For a moment, they could play on the gridiron, in front of thousands of cheering fans. They could pick their height, their weight, their speed and ability. Or if they wanted, they could play as their favorite college football player.

It was just a video game. 

But many players also said that they realized they had "made it," when they turned on NCAA Football or NCAA Basketball and played as their virtual selves.

And though the games stopped being produced in 2013 - for fear of lawsuits from former players and college sports' governing body - a deal this week proved to be the final nail in the coffin.

The NCAA released a press release this week saying that it had reached a settlement with former athletes who had sued regarding the use of their likeness in Electronic Arts' famous college football and basketball games. It paid $20 million to end the litigation, which will be paid to class action members of the suit, including Division I institutions and former athletes for select schools.

It looks like the final suit regarding the video game series, after EA also paid a $40 million settlement to former players in May.

The sad truth though is that this all could have been avoided.

The NCAA sports games relied on the fact that avid sports fans, as well as video-game enthusiasts, would pay to play as their heroes on the gridiron.

Other sports franchises have tried to sell a college game without brand-name teams or recognizable players, but those have never succeeded to the extent that the NCAA games did. It was a titan of the industry, which profited from being able to roll out a new game every year and receive a ridiculous haul each time.

But the series' Achilles heel was that it relied on profiting from the likeness of the college football players, even if it didn't explicitly use their names. The video game characters had the same heights, weights, hometowns and other distinguishing factors, but were given numbers instead of names.

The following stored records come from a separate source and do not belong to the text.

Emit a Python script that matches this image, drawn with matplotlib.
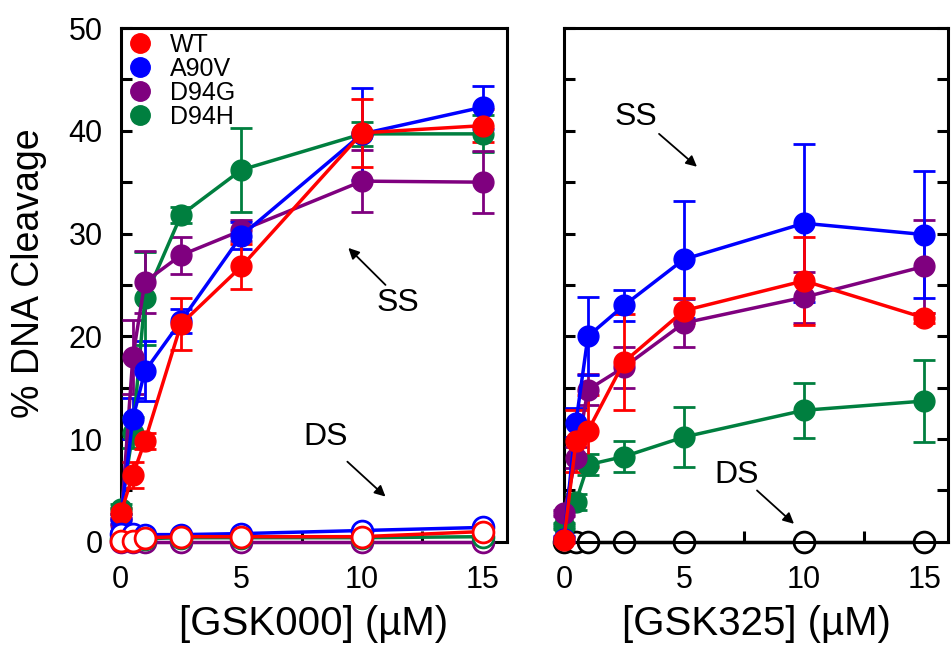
import matplotlib
matplotlib.use("Agg")
import matplotlib.pyplot as plt
from matplotlib.lines import Line2D
import numpy as np

plt.rcParams['font.family'] = ['Liberation Sans', 'DejaVu Sans']

conc = [0, 0.5, 1, 2.5, 5, 10, 15]   # uM
names = ["WT", "A90V", "D94G", "D94H"]
colors = ["#ff0000", "#0000ff", "#7f007f", "#007f3f"]

# GSK000, single-stranded cleavage
ss000 = [[2.8, 6.5, 9.8, 21.2, 26.8, 39.8, 40.5],
         [2.2, 12.0, 16.6, 21.5, 29.8, 39.7, 42.3],
         [1.6, 18.0, 25.3, 27.9, 30.3, 35.1, 35.0],
         [3.2, 10.6, 23.7, 31.8, 36.2, 39.7, 39.7]]
ss000_err = [[0.5, 1.3, 0.8, 2.5, 2.2, 3.3, 1.6],
             [0.5, 2.0, 2.9, 1.2, 1.3, 4.5, 2.1],
             [0.5, 3.6, 3.0, 1.8, 1.0, 3.0, 3.0],
             [0.5, 1.5, 4.5, 0.8, 4.1, 1.2, 1.8]]
# GSK000, double-stranded cleavage
ds000 = [[0.1, 0.1, 0.4, 0.5, 0.5, 0.5, 1.0],
         [0.8, 0.8, 0.7, 0.7, 0.8, 1.1, 1.4],
         [0.0, 0.0, 0.0, 0.0, 0.0, 0.0, 0.0],
         [0.3, 0.3, 0.3, 0.4, 0.4, 0.4, 0.5]]

# GSK325
ss325 = [[0.2, 9.8, 10.8, 17.5, 22.5, 25.4, 21.8],
         [0.3, 11.6, 20.0, 23.0, 27.5, 31.0, 29.9],
         [2.8, 8.2, 14.8, 17.0, 21.3, 23.8, 26.8],
         [1.5, 3.9, 7.5, 8.3, 10.2, 12.8, 13.7]]
ss325_err = [[0.3, 3.0, 3.5, 4.7, 1.2, 4.3, 0.5],
             [0.3, 1.4, 3.8, 1.5, 5.7, 7.7, 6.2],
             [0.3, 1.0, 1.5, 2.0, 2.3, 2.5, 4.5],
             [0.3, 0.8, 1.0, 1.5, 2.9, 2.7, 4.0]]
ds325 = [0, 0, 0, 0, 0, 0, 0]

fig = plt.figure(figsize=(9.51, 6.52), dpi=100)
ax1 = fig.add_axes([0.127, 0.169, 0.406, 0.788])
ax2 = fig.add_axes([0.593, 0.169, 0.404, 0.788])

ms = 15


def ss_series(ax, y, err, c):
    eb = ax.errorbar(conc, y, yerr=err, color=c, lw=2.5, marker='o', ms=ms,
                     mec=c, capsize=8, capthick=2, elinewidth=2, zorder=3)
    eb.lines[0].set_clip_on(False)
    for a in eb.lines[1] + eb.lines[2]:
        a.set_clip_on(False)


# draw D94H first so WT ends on top
for i in [3, 2, 1, 0]:
    ss_series(ax1, ss000[i], ss000_err[i], colors[i])
for i in [2, 3, 1, 0]:
    ax1.plot(conc, ds000[i], color=colors[i], lw=2.5, marker='o', ms=ms,
             mfc='white', mec=colors[i], mew=2, clip_on=False, zorder=4)

ax2.plot(conc, ds325, color='k', lw=2.5, marker='o', ms=ms, mfc='white',
         mec='k', mew=2, clip_on=False, zorder=2)
for i in [3, 2, 1, 0]:
    ss_series(ax2, ss325[i], ss325_err[i], colors[i])

handles = [Line2D([], [], ls='none', marker='o', ms=14, color=c) for c in colors]
ax1.legend(handles, names, loc='upper left', bbox_to_anchor=(0.02, 0.99),
           frameon=False, fontsize=18, handlelength=0.9, handletextpad=0.75,
           labelspacing=0.0, borderaxespad=0.0, borderpad=0.0)

for ax in (ax1, ax2):
    ax.set_xlim(0, 16)
    ax.set_ylim(0, 50)
    ax.set_xticks([0, 5, 10, 15])
    ax.set_xticks([2.5, 7.5, 12.5], minor=True)
    for s in ax.spines.values():
        s.set_linewidth(2.2)
    ax.tick_params(which='both', direction='in', length=8, width=2.2,
                   labelsize=22)
    ax.tick_params(axis='x', which='both', pad=17)

ax1.set_yticks(np.arange(0, 51, 10))
ax1.set_yticks(np.arange(5, 50, 10), minor=True)
ax1.tick_params(axis='y', which='both', pad=13)

ax2.set_yticks(np.arange(0, 51, 5))
ax2.tick_params(axis='y', which='both', left=True, right=True, labelleft=False)

ax1.set_ylabel("% DNA Cleavage", fontsize=27)
ax1.yaxis.set_label_coords(-0.19, 0.523)
ax1.set_xlabel("[GSK000] (µM)", fontsize=29, labelpad=7)
ax2.set_xlabel("[GSK325] (µM)", fontsize=29, labelpad=7)

arr = dict(arrowstyle='-|>', color='k', lw=1.3, mutation_scale=16, shrinkA=0, shrinkB=0)
ax1.annotate("", xy=(9.43, 28.6), xytext=(10.97, 25.0), arrowprops=arr)
ax1.text(11.5, 23.2, "SS", fontsize=23, ha='center', va='center')
ax1.annotate("", xy=(10.97, 4.4), xytext=(9.39, 7.8), arrowprops=arr)
ax1.text(8.48, 10.2, "DS", fontsize=23, ha='center', va='center')
ax2.annotate("", xy=(5.54, 36.5), xytext=(3.96, 39.7), arrowprops=arr)
ax2.text(3.0, 41.3, "SS", fontsize=23, ha='center', va='center')
ax2.annotate("", xy=(9.58, 1.75), xytext=(8.04, 5.0), arrowprops=arr)
ax2.text(7.2, 6.5, "DS", fontsize=23, ha='center', va='center')

fig.savefig("out.png", dpi=100)
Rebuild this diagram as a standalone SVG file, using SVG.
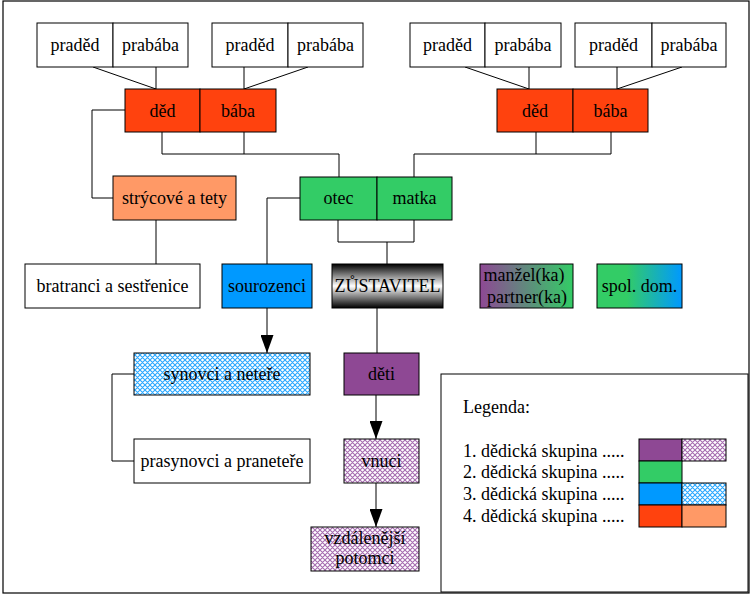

Still, U.S. law is clear that such factors are considered a part of a person's image, and thus, they have the right to manage how others profit off that image.

Since college sports, such as football and basketball, do not have a representative body, there was no way for EA Sports to get permission from every single college athlete to use their likeness.

Adding to the problem is that the athletes would have to agree to give up their image rights without being paid, because if they accepted any money they would lose their NCAA eligibility.

And who would let a company profit off their likeness without any financial incentive?

Now notice that EA Sports still manages the highly-successful NFL Madden franchise. 

That's because the video-game giant was able to sign an agreement with the NFL Players' Association and the NFL to use the players' likeness.

What if college sports had a similar union, which could speak for the players and, in a case like this, arbitrate on behalf of all them?

Then EA Sports would still be able to produce its college games. It made millions of dollars off the games - it could easily have paid whatever price a union would demand in order to gain the necessary licenses.

Then athletes would be able to be compensated for the use of their images, which drives an industry that is worth billions of dollars to schools across the country.

Then young football fans would still be able to play as their favorite players, fostering their love for sports and allowing them to virtually live out their gridiron dreams.